New survey data shows that Florida ranks fourth worst in the country for limited growth opportunities due to the difficult financing environment.

The survey of 5,997 small businesses by Pepperdine University’s Graziadio School of Business and Management in partnership with Dun & Bradstreet Credibility Corp. shows that the current business financing environment is restricting both growth opportunity and the ability to hire new employees, especially for small businesses. Among the 5,997 survey respondents, 64% of businesses with revenues under $5 million said difficulty in securing financing is limiting their growth potential and 55% said it is restricting their plans to grow their workforce.

The First Quarter 2012 Private Capital Access Index survey results which will contribute to a forthcoming new indicator to measure the demand for, activity and health of the privately-held businesses. The First Quarter 2012 study is available here: http://bschool.pepperdine.edu/accesscapital

“Unfortunately, the tight credit market is impacting our economic recovery,” said Dr. John Paglia, director of the Pepperdine Private Capital Markets Project and associate professor of finance at Pepperdine University’s Graziadio School of Business and Management. “What we are seeing is business owners increasingly looking to unconventional financing options to grow their businesses and in some cases they are putting their expansion plans on hold altogether.”

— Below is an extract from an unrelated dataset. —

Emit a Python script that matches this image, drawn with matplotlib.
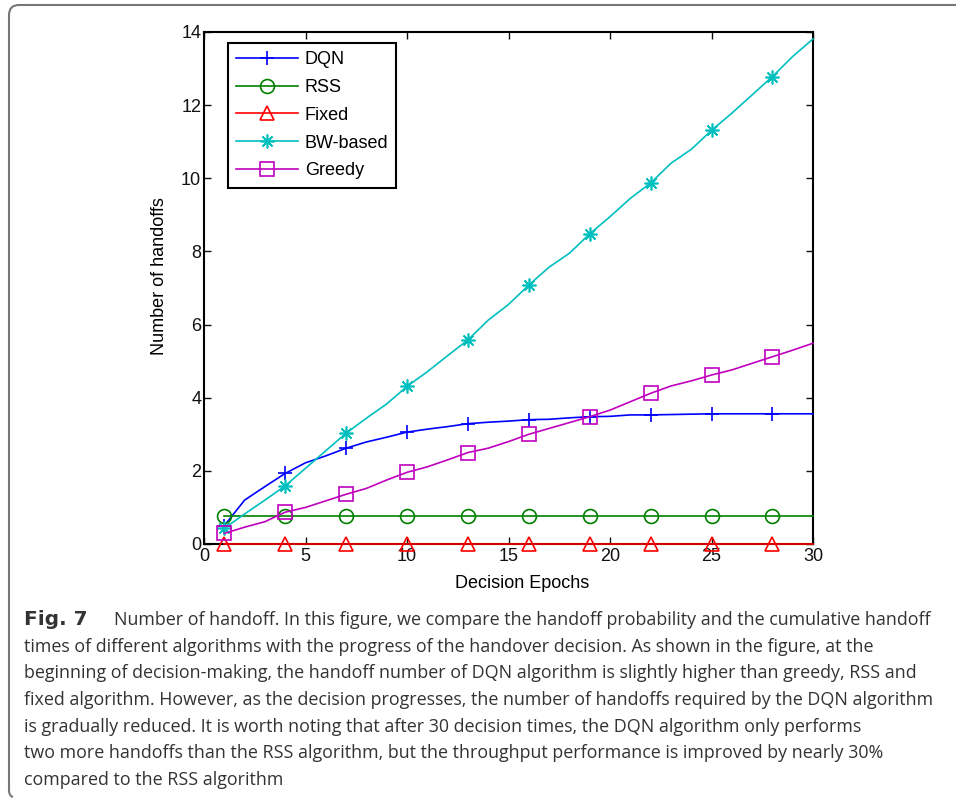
import matplotlib
matplotlib.use("Agg")
import matplotlib.pyplot as plt
from matplotlib.path import Path
from matplotlib.patches import PathPatch

# data
epochs = list(range(1, 31))
dqn = [0.50, 1.20, 1.57, 1.93, 2.22, 2.41, 2.62, 2.79, 2.92, 3.06,
       3.14, 3.21, 3.29, 3.33, 3.36, 3.40, 3.41, 3.45, 3.48, 3.49,
       3.53, 3.53, 3.54, 3.55, 3.56, 3.56, 3.56, 3.56, 3.56, 3.56]
rss = [0.77] * 30
fixed = [0.0] * 30
bw = [0.43, 0.82, 1.20, 1.59, 2.07, 2.55, 3.03, 3.44, 3.83, 4.31,
      4.71, 5.15, 5.58, 6.12, 6.55, 7.08, 7.57, 7.95, 8.48, 8.95,
      9.45, 9.87, 10.41, 10.79, 11.31, 11.78, 12.28, 12.78, 13.33, 13.81]
greedy = [0.29, 0.46, 0.61, 0.87, 1.00, 1.18, 1.36, 1.52, 1.75, 1.96,
          2.11, 2.30, 2.50, 2.62, 2.80, 3.00, 3.16, 3.32, 3.48, 3.66,
          3.89, 4.12, 4.32, 4.46, 4.62, 4.76, 4.94, 5.12, 5.30, 5.49]

caption = [
    "times of different algorithms with the progress of the handover decision. As shown in the figure, at the",
    "beginning of decision-making, the handoff number of DQN algorithm is slightly higher than greedy, RSS and",
    "fixed algorithm. However, as the decision progresses, the number of handoffs required by the DQN algorithm",
    "is gradually reduced. It is worth noting that after 30 decision times, the DQN algorithm only performs",
    "two more handoffs than the RSS algorithm, but the throughput performance is improved by nearly 30%",
    "compared to the RSS algorithm",
]
caption_first = "Number of handoff. In this figure, we compare the handoff probability and the cumulative handoff"

W, H = 956, 798
fig = plt.figure(figsize=(W / 100, H / 100), dpi=100)
plt.rcParams['font.family'] = ['Liberation Sans', 'DejaVu Sans']

ax = fig.add_axes([204 / W, 1 - 544 / H, 609 / W, 512 / H])

series = [
    (dqn, "DQN", (0, 0, 1), "+"),
    (rss, "RSS", (0, 0.5, 0), "o"),
    (fixed, "Fixed", (1, 0, 0), "^"),
    (bw, "BW-based", (0, 0.75, 0.75), (8, 2, 0)),
    (greedy, "Greedy", (0.75, 0, 0.75), "s"),
]
for vals, name, col, mk in series:
    ax.plot(epochs, vals, color=col, lw=1.2, marker=mk, markevery=3,
            markersize=10, markerfacecolor="none", markeredgecolor=col,
            markeredgewidth=1.2, label=name, clip_on=False, zorder=3)

ax.set_xlim(0, 30)
ax.set_ylim(0, 14)
ax.set_xticks(range(0, 31, 5))
ax.set_yticks(range(0, 15, 2))
ax.tick_params(direction="in", top=True, right=True, length=5, width=1,
               labelsize=13, colors="#111111")
ax.tick_params(axis="x", pad=3)
ax.tick_params(axis="y", pad=2)
for s in ax.spines.values():
    s.set_linewidth(1.5)

ax.set_xlabel("Decision Epochs", fontsize=13)
ax.xaxis.set_label_coords((522 - 204) / 609, (544 - 575) / 512)
ax.set_ylabel("Number of handoffs", fontsize=13)
ax.yaxis.set_label_coords((168 - 204) / 609, (544 - 276) / 512)

leg = ax.legend(loc="upper left", bbox_to_anchor=((228 - 204) / 609, (544 - 43) / 512),
                fontsize=13, handlelength=3.4, labelspacing=0.6, borderpad=0.45,
                handletextpad=0.4, fancybox=False, framealpha=1, borderaxespad=0)
leg.get_frame().set_edgecolor("black")
leg.get_frame().set_linewidth(1.5)

# caption
cap_col = "#333333"
cap_size = 12.9
fig.text(24 / W, 1 - 625 / H, "Fig. 7", fontsize=14.5, fontweight="bold",
         family=["DejaVu Sans"], color=cap_col, va="baseline")
fig.text(114 / W, 1 - 625 / H, caption_first, fontsize=cap_size, family=["Open Sans"],
         color=cap_col, va="baseline")
for i, line in enumerate(caption):
    fig.text(24 / W, 1 - (651.7 + 26.67 * i) / H, line, fontsize=cap_size,
             family=["Open Sans"], color=cap_col, va="baseline")

# rounded frame on top-left
px = [(W, 5), (19, 5), (9, 5), (9, 15), (9, 790), (9, 796), (13, 797)]
codes = [Path.MOVETO, Path.LINETO, Path.CURVE3, Path.CURVE3, Path.LINETO,
         Path.CURVE3, Path.CURVE3]
verts = [(x / W, 1 - y / H) for x, y in px]
fig.add_artist(PathPatch(Path(verts, codes), transform=fig.transFigure,
                         facecolor="none", edgecolor="#777777", lw=1.5))

fig.savefig("out.png", dpi=100)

The following states had the highest percentage of businesses that claim they are facing limited growth opportunities due to the difficult financing environment:

1.       Nevada (75%)

2.       New Mexico (72.6%)

3.       Maryland (70.5%)

4.       Florida (70.2%)

5.       Virginia (68.8%)

The research found that 46% of business owners with revenues under $5 million transferred personal assets to their business over prior six months compared to 25% of business owners with revenue between $5 million and $100 million. When asked what types of personal assets they tapped into, 68% of both large and small businesses transferred funds from personal savings or investments.